(WHAT YOU ARE ASKED TO DO) In the listing below, count the lines with "matplotlib" and report only the figure.

(MATERIAL)
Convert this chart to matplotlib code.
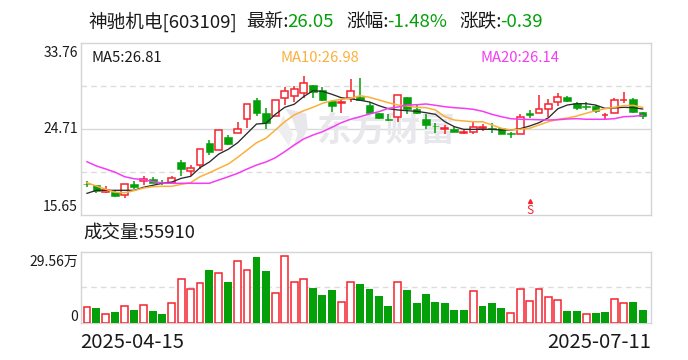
import matplotlib
matplotlib.use("Agg")
import matplotlib.pyplot as plt
from matplotlib.patches import Polygon

plt.rcParams['font.family'] = ['Noto Sans CJK SC', 'DejaVu Sans']

RED = '#f5232d'
GREEN = '#04a00a'
INK = '#1a1a1a'

opens = [18.95,18.80,18.12,18.07,17.79,18.88,19.20,19.41,19.16,19.02,21.23,20.25,20.95,23.23,22.52,23.86,24.25,25.73,27.76,26.39,
         26.10,27.94,28.15,28.46,29.34,28.81,27.65,27.41,27.94,28.07,27.23,26.39,25.79,26.00,28.04,26.81,25.73,25.07,24.75,24.67,
         24.28,24.42,24.85,24.81,24.78,24.28,24.15,26.34,26.42,26.84,27.52,28.04,27.41,27.13,27.13,26.18,26.36,27.73,27.83,26.49]
highs = [19.23,18.82,18.67,18.28,18.88,19.26,19.72,19.62,19.34,19.76,21.44,20.88,22.63,23.58,24.57,24.07,25.47,27.31,27.97,26.95,
         27.73,29.13,29.26,30.29,29.34,29.10,27.65,27.83,29.97,30.07,27.58,26.39,26.29,28.25,28.04,27.23,26.25,25.30,25.13,24.88,
         24.60,25.44,25.23,25.30,24.78,24.42,26.29,26.67,28.29,27.86,28.50,28.18,27.55,27.55,27.26,26.42,27.97,28.57,27.97,26.49]
lows = [18.60,18.00,18.00,17.55,17.44,18.36,18.81,18.99,18.81,18.95,19.79,19.76,20.46,22.00,22.52,23.02,24.25,24.81,26.10,24.74,
        26.10,27.23,27.58,27.94,28.00,27.65,26.49,26.39,27.58,27.68,26.25,25.76,25.55,25.47,26.32,26.25,24.70,24.31,24.18,24.39,
        24.23,24.21,24.53,24.31,24.15,23.76,24.15,25.86,26.42,26.00,27.13,27.55,26.71,26.71,26.42,25.73,26.36,27.41,26.39,25.76]
closes = [18.88,18.21,18.23,17.68,18.88,18.57,19.47,19.05,19.09,19.51,20.49,20.57,22.63,22.28,24.57,23.16,24.74,27.31,26.42,25.30,
          27.73,28.67,28.89,29.52,28.63,27.76,27.16,27.55,28.67,27.76,26.39,25.89,25.65,28.25,26.84,26.39,25.16,24.97,24.81,24.39,
          24.34,24.95,24.92,24.67,24.15,24.21,25.94,26.23,26.78,27.31,28.04,27.68,26.95,27.05,26.63,26.23,27.73,27.79,26.49,26.05]
ma5 = [17.93,18.25,18.25,18.25,18.25,18.25,18.57,18.78,18.99,19.12,19.51,19.72,20.63,21.23,22.07,22.57,23.26,24.25,25.23,25.30,
       26.25,26.99,27.31,28.11,28.74,28.67,28.36,28.00,27.88,27.73,27.55,27.16,26.84,26.71,26.63,26.57,26.42,26.25,25.47,24.95,
       24.67,24.67,24.67,24.67,24.60,24.60,24.74,25.02,25.37,25.89,26.84,27.23,27.37,27.37,27.23,26.88,26.92,26.99,26.95,26.81]
ma10 = [19.05,18.70,18.36,18.04,18.00,18.21,18.49,18.63,18.67,18.67,18.88,19.05,19.68,20.10,20.57,21.02,21.72,22.49,23.26,23.73,
        24.60,25.47,26.18,26.63,26.99,27.41,27.68,27.83,27.94,28.21,28.04,27.76,27.47,27.23,27.13,26.99,26.95,26.71,26.00,25.65,
        25.55,25.47,25.47,25.13,24.78,24.60,24.67,24.78,25.13,25.47,25.73,25.86,26.07,26.36,26.63,26.84,26.99,27.16,27.20,26.98]
ma20 = [21.26,20.81,20.49,20.15,19.68,19.47,19.37,19.16,19.02,18.99,18.99,18.99,18.99,18.99,19.34,19.68,20.04,20.49,20.91,21.23,
        21.68,22.32,23.02,23.65,24.07,24.42,24.88,25.37,25.73,26.00,26.29,26.53,26.88,27.02,27.23,27.26,27.34,27.20,27.05,26.95,
        26.88,26.78,26.57,26.25,26.00,25.79,25.73,25.71,25.68,25.65,25.68,25.76,25.79,25.73,25.73,25.73,25.79,26.00,26.04,26.14]
volumes = [6.8,6.1,3.9,4.4,7.2,5.3,7.6,4.9,3.6,8.1,18.1,13.9,16.4,21.9,20.6,16.9,25.6,21.8,27.4,21.5,
           12.6,27.6,17.2,18.1,14.4,11.5,13.6,8.6,17.2,16.1,14.0,11.1,6.9,16.8,13.6,8.2,11.9,8.6,8.2,5.3,
           5.3,13.1,6.9,8.2,6.1,4.3,14.3,9.3,13.9,10.6,9.7,4.9,4.9,3.9,4.0,4.4,10.1,8.1,8.6,5.59]
volume_up = "rgrgrgrggrrrrgrgrrggrrrrgggrrggggrgggggggrgggrrrrrrggrggrrgg"
signal_index = 47
signal_price = 16.15

price_min, price_max = 15.65, 33.76
price_labels = ['33.76', '24.71', '15.65']
volume_max = 29.56
date_labels = ['2025-04-15', '2025-07-11']
xs = list(range(len(closes)))

W, H = 688, 360
fig = plt.figure(figsize=(W / 100, H / 100), dpi=100, facecolor='white')


def panel(top, bottom):
    return fig.add_axes([80.7 / W, 1 - bottom / H, 570.6 / W, (bottom - top) / H])


ax = panel(43, 215)
av = panel(251.7, 323)
for a in (ax, av):
    a.set_xlim(-0.669, 59.92)
    a.set_xticks([])
    a.set_yticks([])
    for s in a.spines.values():
        s.set_color('#d4d4d6')
        s.set_linewidth(1)

ax.set_ylim(price_min, price_max)
av.set_ylim(0, volume_max)

span = price_max - price_min
for frac in (0.25, 0.75):
    ax.axhline(price_min + span * frac, color='#dcdcdc', lw=1, dashes=(4, 3), zorder=1)
ax.axhline(price_min + span / 2, color='#d8d8d8', lw=1, zorder=1)
av.axhline(volume_max / 2, color='#dcdcdc', lw=1, dashes=(4, 3), zorder=1)

# watermark
ax.text(0.535, 0.492, '东方财富', transform=ax.transAxes, fontsize=25, fontweight='bold',
        color='#e8e8ec', ha='center', va='center', zorder=1.5)
ax.add_patch(Polygon([[0.358, 0.62], [0.395, 0.59], [0.398, 0.50], [0.385, 0.42], [0.372, 0.39],
                      [0.380, 0.47], [0.372, 0.55]], closed=True, transform=ax.transAxes,
                     facecolor='#e8e8ec', edgecolor='none', zorder=1.5))
ax.add_patch(Polygon([[0.355, 0.58], [0.345, 0.50], [0.365, 0.40], [0.372, 0.47]], closed=True,
                     transform=ax.transAxes, facecolor='#eeeef1', edgecolor='none', zorder=1.5))

# candles
for x, o, h, l, c in zip(xs, opens, highs, lows, closes):
    up = c >= o
    col = RED if up else GREEN
    ax.vlines(x, l, h, color=col, lw=1.1, zorder=2)
    ax.bar(x, abs(c - o), bottom=min(o, c), width=0.72 if up else 0.82,
           facecolor='white' if up else GREEN, edgecolor=col, linewidth=1.1 if up else 0.4, zorder=3)

ax.plot(xs, ma5, color='#2b2b2b', lw=0.95, zorder=4)
ax.plot(xs, ma10, color='#fbb03b', lw=1.1, zorder=4)
ax.plot(xs, ma20, color='#f43cf4', lw=1.1, zorder=4)

ax.text(xs[signal_index], signal_price, 'S', color=RED, fontsize=8.5, ha='center', va='center', zorder=5)
ax.plot([xs[signal_index]], [signal_price + 1.0], marker='^', ms=2.8, color=RED, zorder=5)

# volume
for x, v, flag in zip(xs, volumes, volume_up):
    if flag == 'r':
        av.bar(x, v, width=0.72, facecolor='white', edgecolor=RED, linewidth=1.1, zorder=3)
    else:
        av.bar(x, v, width=0.84, facecolor=GREEN, edgecolor='none', zorder=3)


def px(x, y, s, **kw):
    kw.setdefault('color', INK)
    kw.setdefault('va', 'center')
    fig.text(x / W, 1 - y / H, s, **kw)


TS = 13.4
px(88, 22, '神驰机电[603109]', fontsize=TS)
px(246, 22, '最新:', fontsize=TS)
px(287, 22, '26.05', fontsize=TS, color=GREEN)
px(346, 22, '涨幅:', fontsize=TS)
px(387, 22, '-1.48%', fontsize=TS, color=GREEN)
px(459, 22, '涨跌:', fontsize=TS)
px(500, 22, '-0.39', fontsize=TS, color=GREEN)

px(78, 53, price_labels[0], fontsize=10, ha='right')
px(78, 129, price_labels[1], fontsize=10, ha='right')
px(78, 207, price_labels[2], fontsize=10, ha='right')

px(91, 58, 'MA5:26.81', fontsize=10.7)
px(281, 58, 'MA10:26.98', fontsize=10.7, color='#fbb03b')
px(481, 58, 'MA20:26.14', fontsize=10.7, color='#f43cf4')

px(83, 234, '成交量:55910', fontsize=13.3)
px(78, 262, '29.56万', fontsize=10, ha='right')
px(78, 317, '0', fontsize=10, ha='right')
px(80, 342, date_labels[0], fontsize=14.6)
px(651, 342, date_labels[1], fontsize=14.6, ha='right')

fig.savefig('out.png', dpi=100, facecolor='white')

(RESULT) 5